Area 51

Johnson had met privately with an unnamed official to try to convince the CIA to allow a small cadre of Lockheed scientists and engineers to return to Area 51 for proof-of-concept tests. There and only there, Johnson argued, could his group do what needed to be done to meet the CIA’s grueling radar-evasion demands. During this intense design phase, and despite the secrecy of the project, Lockheed was not the only contractor bidding on the job. Who exactly would land the CIA’s contract to build the U-2’s replacement airplane was still up in the air. The federal government liked to foster competition between defense contractors, which meant aerospace contractor Convair was also in play, hoping to secure the CIA’s hundred-million-dollar contract for itself. Johnson knew reducing the aircraft’s observables was his best shot at getting the contract. Permission was granted, and in the late summer of 1959, fifty Skunk Works employees returned to Area 51.

 

The days of measuring child-size airplane models in a tiny chamber in Burbank were over. The time had come to put a full-scale model of the world’s first stealth airplane to the test. “On 31 March we started to build a full scale mockup and elevation device to raise the mockup 50 feet in the air for radar tests,” Johnson wrote in documents declassified in July 2007. What Johnson was imagining in this “elevation device” would eventually become the legendary Area 51 pylon, or radar test pole.

 

Lockheed engineers brought with them a mock-up of the aircraft so detailed that it could easily be mistaken for the real thing. For accurate radar results, the model had to represent everything the real aircraft would be, from the size of the rivets to the slope on the chines. It had taken more than four months to build. When it was done, the wooden airplane, with its 102-foot-long fuselage and 55-foot-long wooden wings, was packed up in a wooden crate in preparation for its journey out to Area 51. Getting it there was a daunting task, and the road from Burbank to Area 51 needed to be prepared in advance.
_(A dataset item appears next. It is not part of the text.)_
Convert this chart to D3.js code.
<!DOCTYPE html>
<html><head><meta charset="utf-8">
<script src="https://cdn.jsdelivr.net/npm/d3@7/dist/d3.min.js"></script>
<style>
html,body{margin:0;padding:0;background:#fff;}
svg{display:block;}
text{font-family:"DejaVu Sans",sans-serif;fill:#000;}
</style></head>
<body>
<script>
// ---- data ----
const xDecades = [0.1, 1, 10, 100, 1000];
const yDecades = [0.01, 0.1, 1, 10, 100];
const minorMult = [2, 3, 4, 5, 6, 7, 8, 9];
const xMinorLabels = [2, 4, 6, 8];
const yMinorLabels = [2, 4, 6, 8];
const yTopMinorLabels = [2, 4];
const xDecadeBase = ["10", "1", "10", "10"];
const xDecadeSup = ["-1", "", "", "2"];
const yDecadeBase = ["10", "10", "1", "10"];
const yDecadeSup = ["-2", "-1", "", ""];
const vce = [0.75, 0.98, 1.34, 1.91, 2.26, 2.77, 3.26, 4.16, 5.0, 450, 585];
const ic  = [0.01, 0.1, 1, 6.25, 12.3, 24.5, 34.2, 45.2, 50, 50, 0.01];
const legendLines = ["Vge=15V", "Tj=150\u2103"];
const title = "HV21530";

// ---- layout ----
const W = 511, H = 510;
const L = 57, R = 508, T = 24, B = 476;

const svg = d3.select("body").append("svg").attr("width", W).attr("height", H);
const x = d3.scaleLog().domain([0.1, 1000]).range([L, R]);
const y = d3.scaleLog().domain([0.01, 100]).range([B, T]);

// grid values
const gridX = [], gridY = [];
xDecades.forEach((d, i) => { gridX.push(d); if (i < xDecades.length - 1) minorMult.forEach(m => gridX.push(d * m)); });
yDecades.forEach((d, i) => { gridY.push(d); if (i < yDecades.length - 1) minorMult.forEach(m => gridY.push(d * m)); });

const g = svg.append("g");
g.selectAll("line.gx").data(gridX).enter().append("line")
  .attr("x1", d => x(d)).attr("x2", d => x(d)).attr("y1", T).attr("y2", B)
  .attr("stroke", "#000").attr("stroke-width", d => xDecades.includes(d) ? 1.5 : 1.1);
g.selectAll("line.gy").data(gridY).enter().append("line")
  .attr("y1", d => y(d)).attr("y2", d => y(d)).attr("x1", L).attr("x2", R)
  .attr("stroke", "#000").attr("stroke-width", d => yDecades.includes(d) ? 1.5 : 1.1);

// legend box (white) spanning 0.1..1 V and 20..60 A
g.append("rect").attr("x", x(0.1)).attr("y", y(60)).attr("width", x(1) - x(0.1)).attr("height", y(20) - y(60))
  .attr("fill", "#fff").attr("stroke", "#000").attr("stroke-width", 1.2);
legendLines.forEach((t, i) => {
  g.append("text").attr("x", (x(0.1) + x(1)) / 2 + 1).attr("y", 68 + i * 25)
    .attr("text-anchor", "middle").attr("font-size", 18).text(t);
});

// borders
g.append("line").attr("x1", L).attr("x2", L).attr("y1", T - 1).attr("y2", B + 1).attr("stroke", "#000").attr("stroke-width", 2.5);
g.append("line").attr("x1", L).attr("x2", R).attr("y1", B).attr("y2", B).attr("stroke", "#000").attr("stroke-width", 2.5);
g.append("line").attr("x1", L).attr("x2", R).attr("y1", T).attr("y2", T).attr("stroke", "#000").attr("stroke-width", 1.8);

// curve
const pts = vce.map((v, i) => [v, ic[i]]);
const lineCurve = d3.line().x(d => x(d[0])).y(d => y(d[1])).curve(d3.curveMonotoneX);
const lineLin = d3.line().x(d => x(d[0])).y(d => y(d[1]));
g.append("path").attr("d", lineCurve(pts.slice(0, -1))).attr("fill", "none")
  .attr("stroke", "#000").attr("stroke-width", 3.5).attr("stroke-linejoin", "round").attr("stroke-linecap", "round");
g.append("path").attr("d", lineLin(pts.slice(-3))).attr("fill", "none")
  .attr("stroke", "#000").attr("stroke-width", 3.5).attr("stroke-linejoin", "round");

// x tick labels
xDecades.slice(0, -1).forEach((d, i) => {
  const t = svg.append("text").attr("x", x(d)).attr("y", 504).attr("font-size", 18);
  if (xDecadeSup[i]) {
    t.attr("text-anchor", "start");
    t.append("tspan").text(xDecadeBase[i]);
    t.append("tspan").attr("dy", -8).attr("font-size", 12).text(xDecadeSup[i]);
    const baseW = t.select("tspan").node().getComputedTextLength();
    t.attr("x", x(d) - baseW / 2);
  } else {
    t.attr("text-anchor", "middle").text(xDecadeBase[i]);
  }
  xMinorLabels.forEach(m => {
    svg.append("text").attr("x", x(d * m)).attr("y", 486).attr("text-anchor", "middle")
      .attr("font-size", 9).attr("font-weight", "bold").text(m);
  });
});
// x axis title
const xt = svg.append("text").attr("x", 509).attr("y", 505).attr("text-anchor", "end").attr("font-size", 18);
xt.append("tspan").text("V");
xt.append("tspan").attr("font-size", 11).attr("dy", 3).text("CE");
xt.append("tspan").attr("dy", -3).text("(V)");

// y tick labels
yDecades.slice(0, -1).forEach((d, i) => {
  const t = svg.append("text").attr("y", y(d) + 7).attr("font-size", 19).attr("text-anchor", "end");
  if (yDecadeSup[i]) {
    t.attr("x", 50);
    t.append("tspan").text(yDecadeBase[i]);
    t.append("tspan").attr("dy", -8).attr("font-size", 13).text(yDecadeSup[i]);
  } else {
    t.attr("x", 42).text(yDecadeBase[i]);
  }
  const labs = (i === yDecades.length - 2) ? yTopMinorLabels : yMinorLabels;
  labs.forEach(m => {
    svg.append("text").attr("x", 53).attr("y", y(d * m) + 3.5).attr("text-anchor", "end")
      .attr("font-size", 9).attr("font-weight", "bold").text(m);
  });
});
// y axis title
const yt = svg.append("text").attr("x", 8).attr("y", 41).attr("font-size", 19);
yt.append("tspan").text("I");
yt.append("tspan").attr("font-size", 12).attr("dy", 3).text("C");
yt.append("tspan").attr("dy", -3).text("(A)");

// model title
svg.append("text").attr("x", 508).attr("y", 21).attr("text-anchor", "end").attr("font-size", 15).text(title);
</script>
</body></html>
The transport crate had been disguised to look like a generic wide load, but the size made it considerably wider than wide. Crews were dispatched before the trip to remove obstructing road signs and to trim overhanging trees. In a few places along the highway, the road had to be made level.

 

What kind of cleanup went on at Area 51 before the arrival of Lockheed’s radar cross-section crew remains unknown. Twelve months had passed since the last atomic bomb had been exploded next door; it was code-named Titania, like the mischievous queen of the fairies from Shakespeare’s A Midsummer Night’s Dream. If there was a formal decontamination of Area 51 or a summation of what the radiation levels were and whether it was safe to return, those details remain classified. As it was, the radar test system Lockheed set up was only temporary. The CIA did not yet have presidential approval to proceed with the A-12. “I had no more than 50 people on the project,” Johnson wrote in a document called History of the Oxcart by the Builder, declassified in 2007. The small group of Skunk Workers bunked down in the Quonset huts where the U-2 pilots and engineers had once lived.

 

Beginning in the fall of 1959, a Lockheed C-47 shuttled engineers and mechanics from Burbank to Area 51 on Monday mornings and returned them home to their families late Friday afternoons. It was Ed Lovick’s first experience working at what he’d been told was Paradise Ranch. Because of Lovick’s key role in this phase of the project, he was transported in a Lockheed twin-engine Cessna, usually alone with the pilot. He disliked the commute because the fumes from the Cessna made him queasy. But once he arrived and deplaned he would lose himself in the intensity of the radar work going on. In Burbank, in the silence of the anechoic chamber, Lovick had been testing airplane models the size of his shoe. This full-size mock-up would reveal the results of two years’ worth of chamber work. “The only way to get accurate information of how a full-size aircraft would perform in radar testing was to subject the full size mock-up of the A-12 to radar beams,” Lovick explains.

 

At the edge of the dry lake bed, scientists mounted the airplane on the fifty-five-foot-high pole, centered in a concrete pad that would rise up and down from an underground chamber in the desert floor. “A control room was located underground to one side of the pad. An anemometer and a wind-direction weather vane were located near the edge of the pad, away from the line of sight,” Lovick recalls. The radar antennas, manned and monitored by EG&G, were located a mile away from the pole. “The nose of the mock-up would be tipped down so the radar would see the airplane’s belly, the same way that Soviet radar would see it. It was an elaborate and time-consuming process,” Lovick recalls. “The mock-up that was tested on the pole had to be housed in a hangar on the base at least a mile away. It was carried out and back on special carts.”